It used to be simple. You’d open Netflix, scroll a bit, and press play. Now, streaming feels like wandering an endless mall where every store looks the same but none carry your size. According to Gracenote’s 2025 State of Play report, nearly half of global streaming viewers say there are too many services—and 49% are willing to cancel if they can’t find something to watch. The streaming boom’s paradox is clear: too much choice kills enjoyment.

The Numbers Behind Viewer Fatigue

Gracenote’s global survey of 3,000 consumers across six countries paints a consistent picture of frustration.

  • 46% say there are too many services to navigate.
  • 45% find the experience overwhelming.
  • Viewers spend an average of 14 minutes searching for something to watch, up from 10.5 minutes in 2023.
  • In France, that number spikes to 26 minutes, the length of an episode of Emily in Paris.
  • 29% of 18–24-year-olds often abandon their search entirely.
  • And 52% of that same group say they’d cancel a subscription over poor discovery.

These are not UX nuisances. They’re existential threats to engagement and to the subscription economy that streaming was built on.

The Platform Layer Takes Control

Gracenote’s data underscores a deeper power shift: discovery is moving from the app to the operating system. The sheer fragmentation of streaming (more services, more catalogs, more content silos) has pushed viewers to seek one front door instead of twenty. Smart-TV and device platforms have stepped into that role, deciding what audiences see first, and who gets seen at all. Visibility has become leverage.

At the same time, personalization has become the backbone of streaming engagement. Algorithms now shape the viewing journey more than programming lineups ever did. But Gracenote’s survey reveals those algorithms are underdelivering: only 28% of viewers say they watch something based on a service recommendation, and more than a quarter don’t find menu recommendations useful.

That gap between technological promise and user frustration is where the battle for streaming loyalty is now being fought.

From Personalization to Aggregation

Gracenote’s most important insight isn’t just that viewers are frustrated; it’s why. The report notes that 66% of viewers want a single guide showing where to find content across all services. In other words, consumers are demanding aggregation, not just personalization.

The next competitive advantage will come from owning the interface, the connective tissue that unites fragmented catalogs, powers AI-driven discovery, and delivers accurate, neutral results. The services that build this layer of coherence will earn not just attention, but trust…and with it, time spent.

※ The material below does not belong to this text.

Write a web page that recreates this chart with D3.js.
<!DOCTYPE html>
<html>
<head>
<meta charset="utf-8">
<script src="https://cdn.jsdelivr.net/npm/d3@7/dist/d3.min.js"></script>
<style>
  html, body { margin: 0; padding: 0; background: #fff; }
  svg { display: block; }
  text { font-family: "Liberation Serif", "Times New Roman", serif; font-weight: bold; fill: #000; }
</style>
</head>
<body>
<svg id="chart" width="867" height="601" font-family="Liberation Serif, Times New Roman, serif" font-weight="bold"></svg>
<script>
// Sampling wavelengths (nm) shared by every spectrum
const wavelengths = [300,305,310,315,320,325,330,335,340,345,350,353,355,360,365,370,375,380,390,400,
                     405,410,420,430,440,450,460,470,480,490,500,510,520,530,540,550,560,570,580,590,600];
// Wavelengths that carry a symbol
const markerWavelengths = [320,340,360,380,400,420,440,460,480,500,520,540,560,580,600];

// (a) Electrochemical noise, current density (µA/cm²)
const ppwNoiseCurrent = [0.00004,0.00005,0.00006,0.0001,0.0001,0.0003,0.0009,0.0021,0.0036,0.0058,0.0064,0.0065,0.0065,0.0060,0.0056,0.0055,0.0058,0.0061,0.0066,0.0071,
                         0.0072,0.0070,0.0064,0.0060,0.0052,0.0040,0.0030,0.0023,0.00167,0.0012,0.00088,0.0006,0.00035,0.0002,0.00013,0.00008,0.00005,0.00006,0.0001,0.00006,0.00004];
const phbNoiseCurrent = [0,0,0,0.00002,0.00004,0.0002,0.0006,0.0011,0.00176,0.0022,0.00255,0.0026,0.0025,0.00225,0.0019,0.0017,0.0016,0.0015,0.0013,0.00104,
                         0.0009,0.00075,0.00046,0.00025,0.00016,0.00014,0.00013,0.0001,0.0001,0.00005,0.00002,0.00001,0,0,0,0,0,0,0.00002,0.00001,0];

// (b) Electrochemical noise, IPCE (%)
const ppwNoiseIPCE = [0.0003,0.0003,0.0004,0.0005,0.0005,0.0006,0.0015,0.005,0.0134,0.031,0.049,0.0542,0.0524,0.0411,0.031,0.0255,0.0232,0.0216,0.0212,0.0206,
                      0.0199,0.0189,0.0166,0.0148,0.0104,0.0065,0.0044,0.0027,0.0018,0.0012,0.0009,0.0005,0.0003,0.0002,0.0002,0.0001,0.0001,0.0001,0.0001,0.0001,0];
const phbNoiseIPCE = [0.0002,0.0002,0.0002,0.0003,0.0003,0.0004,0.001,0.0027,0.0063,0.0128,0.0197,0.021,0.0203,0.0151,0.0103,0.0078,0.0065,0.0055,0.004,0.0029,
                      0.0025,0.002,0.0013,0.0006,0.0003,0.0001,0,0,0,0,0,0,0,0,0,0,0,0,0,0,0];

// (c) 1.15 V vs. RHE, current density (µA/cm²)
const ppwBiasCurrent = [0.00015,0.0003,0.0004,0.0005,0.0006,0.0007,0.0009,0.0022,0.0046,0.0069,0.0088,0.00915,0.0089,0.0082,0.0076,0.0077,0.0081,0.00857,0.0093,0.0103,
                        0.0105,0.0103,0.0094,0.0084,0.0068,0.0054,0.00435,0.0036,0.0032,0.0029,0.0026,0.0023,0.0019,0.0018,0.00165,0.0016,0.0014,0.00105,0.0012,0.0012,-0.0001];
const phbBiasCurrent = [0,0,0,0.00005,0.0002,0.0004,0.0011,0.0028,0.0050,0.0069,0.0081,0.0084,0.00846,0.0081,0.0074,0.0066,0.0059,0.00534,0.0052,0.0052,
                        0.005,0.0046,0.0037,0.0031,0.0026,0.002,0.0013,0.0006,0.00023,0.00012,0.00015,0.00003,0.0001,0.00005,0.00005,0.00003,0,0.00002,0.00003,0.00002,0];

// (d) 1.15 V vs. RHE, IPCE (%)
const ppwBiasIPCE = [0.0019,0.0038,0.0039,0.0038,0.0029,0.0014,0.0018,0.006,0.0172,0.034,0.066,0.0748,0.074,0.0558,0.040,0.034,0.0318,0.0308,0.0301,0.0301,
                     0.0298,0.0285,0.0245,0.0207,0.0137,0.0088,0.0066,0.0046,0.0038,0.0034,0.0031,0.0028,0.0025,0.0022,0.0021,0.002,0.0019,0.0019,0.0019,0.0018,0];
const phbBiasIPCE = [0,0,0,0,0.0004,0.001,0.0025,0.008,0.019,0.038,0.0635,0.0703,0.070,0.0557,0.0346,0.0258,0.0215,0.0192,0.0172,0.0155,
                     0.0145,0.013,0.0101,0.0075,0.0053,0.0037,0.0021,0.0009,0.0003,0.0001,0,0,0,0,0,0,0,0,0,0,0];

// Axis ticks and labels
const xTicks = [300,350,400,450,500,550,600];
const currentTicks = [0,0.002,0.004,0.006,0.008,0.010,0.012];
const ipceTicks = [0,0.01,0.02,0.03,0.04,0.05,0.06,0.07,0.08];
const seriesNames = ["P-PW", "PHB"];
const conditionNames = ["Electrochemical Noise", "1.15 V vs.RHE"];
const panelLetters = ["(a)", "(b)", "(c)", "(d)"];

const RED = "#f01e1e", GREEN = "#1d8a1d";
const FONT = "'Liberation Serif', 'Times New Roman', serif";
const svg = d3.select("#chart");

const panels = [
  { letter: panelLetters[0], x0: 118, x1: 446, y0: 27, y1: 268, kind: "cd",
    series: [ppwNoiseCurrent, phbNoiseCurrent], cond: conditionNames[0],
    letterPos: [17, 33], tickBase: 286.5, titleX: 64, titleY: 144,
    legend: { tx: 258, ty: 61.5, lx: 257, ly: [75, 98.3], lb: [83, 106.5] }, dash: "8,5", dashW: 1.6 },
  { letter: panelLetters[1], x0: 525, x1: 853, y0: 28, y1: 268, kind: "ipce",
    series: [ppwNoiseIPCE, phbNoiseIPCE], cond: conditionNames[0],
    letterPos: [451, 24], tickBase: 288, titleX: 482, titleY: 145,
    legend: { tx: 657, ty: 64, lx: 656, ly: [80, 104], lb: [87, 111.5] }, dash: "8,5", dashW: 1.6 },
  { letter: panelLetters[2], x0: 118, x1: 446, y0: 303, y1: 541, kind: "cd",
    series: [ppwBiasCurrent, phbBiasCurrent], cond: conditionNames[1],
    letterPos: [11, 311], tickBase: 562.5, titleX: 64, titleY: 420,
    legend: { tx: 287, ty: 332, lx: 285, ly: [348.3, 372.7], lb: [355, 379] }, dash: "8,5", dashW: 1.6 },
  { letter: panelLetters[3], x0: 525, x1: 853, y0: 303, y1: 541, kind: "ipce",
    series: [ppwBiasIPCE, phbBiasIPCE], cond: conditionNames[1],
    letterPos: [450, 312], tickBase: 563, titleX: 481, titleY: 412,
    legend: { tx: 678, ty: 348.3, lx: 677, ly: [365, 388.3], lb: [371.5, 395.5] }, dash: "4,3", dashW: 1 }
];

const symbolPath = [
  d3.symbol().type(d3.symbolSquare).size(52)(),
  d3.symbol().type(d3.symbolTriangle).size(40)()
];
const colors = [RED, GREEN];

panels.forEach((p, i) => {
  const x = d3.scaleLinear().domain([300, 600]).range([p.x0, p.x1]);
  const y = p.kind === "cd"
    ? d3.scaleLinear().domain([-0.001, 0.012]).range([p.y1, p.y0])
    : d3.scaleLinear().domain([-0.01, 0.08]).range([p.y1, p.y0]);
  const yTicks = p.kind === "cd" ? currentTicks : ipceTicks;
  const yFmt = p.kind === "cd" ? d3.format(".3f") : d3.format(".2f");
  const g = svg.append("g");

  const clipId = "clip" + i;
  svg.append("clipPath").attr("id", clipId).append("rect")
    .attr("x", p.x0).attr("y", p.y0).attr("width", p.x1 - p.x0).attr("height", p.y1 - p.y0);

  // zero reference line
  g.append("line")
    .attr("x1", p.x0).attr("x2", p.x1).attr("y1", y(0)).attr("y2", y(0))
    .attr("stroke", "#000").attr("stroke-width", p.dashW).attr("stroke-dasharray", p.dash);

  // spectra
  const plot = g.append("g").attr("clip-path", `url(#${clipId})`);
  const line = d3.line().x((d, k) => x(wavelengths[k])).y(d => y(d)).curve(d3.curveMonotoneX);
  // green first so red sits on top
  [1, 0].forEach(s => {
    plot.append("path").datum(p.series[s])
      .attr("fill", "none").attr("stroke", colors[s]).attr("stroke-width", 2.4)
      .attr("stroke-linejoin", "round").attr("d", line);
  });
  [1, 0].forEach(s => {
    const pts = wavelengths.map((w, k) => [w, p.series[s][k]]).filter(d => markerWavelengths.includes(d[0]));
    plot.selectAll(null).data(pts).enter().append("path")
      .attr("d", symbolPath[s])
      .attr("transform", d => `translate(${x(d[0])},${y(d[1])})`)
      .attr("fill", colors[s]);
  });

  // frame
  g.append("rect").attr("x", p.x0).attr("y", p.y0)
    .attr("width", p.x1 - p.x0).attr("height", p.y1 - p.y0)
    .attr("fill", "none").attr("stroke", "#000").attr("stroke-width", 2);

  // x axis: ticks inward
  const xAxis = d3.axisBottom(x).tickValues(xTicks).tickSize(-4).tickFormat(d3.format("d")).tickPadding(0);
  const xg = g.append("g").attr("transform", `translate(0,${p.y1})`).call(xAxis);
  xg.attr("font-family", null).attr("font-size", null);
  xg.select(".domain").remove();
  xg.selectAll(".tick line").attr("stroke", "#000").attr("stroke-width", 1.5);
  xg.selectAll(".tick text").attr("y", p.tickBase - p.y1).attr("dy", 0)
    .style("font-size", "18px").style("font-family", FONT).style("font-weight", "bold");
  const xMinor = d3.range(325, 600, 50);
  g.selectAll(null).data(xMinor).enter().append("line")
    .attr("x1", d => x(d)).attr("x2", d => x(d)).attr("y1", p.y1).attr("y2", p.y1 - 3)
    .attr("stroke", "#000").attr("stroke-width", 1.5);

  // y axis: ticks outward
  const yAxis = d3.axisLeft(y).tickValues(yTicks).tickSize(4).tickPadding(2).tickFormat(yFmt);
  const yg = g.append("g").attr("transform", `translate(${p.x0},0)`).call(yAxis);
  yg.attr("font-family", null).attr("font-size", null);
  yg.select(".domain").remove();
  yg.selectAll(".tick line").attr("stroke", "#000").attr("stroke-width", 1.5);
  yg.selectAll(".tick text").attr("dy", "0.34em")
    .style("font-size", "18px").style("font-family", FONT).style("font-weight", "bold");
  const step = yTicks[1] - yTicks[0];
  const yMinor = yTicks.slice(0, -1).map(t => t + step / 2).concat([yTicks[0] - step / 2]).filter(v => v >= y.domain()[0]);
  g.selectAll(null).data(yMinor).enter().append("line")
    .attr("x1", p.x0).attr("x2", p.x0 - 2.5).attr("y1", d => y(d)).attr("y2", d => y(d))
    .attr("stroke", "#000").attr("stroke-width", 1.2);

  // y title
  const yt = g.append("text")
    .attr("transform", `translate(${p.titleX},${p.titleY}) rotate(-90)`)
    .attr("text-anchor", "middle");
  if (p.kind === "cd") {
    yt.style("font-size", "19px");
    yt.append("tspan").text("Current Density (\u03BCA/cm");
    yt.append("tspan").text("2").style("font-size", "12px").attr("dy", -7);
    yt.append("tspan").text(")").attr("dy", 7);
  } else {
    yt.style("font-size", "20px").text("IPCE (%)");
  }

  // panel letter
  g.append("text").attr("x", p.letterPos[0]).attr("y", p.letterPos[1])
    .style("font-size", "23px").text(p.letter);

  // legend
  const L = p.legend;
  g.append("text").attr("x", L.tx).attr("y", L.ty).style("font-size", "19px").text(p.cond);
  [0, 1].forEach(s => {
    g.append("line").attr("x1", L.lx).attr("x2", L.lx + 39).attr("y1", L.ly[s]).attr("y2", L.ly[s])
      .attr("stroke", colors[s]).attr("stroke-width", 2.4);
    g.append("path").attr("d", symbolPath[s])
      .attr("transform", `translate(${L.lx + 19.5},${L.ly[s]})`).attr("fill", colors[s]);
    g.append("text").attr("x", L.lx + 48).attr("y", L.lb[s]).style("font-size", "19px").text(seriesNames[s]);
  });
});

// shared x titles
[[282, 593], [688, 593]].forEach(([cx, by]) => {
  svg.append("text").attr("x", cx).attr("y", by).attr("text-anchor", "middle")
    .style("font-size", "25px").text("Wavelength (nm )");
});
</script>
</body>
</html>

Gracenote hints at where this goes next. The use of large language models will power natural-language discovery, turning a query like “that cop comedy with the deadpan sergeant” into a functional search rather than a frustration. The metadata layer, long invisible, becomes the new user experience frontier.

The Streaming Wars Take

Discovery has become a retention strategy. In a fragmented landscape of services, FAST channels, and vMVPDs, viewers are voting with their remotes when the experience fails.

For streaming execs, the mandate’s clear:

  1. Treat discovery as core infrastructure, not UX polish.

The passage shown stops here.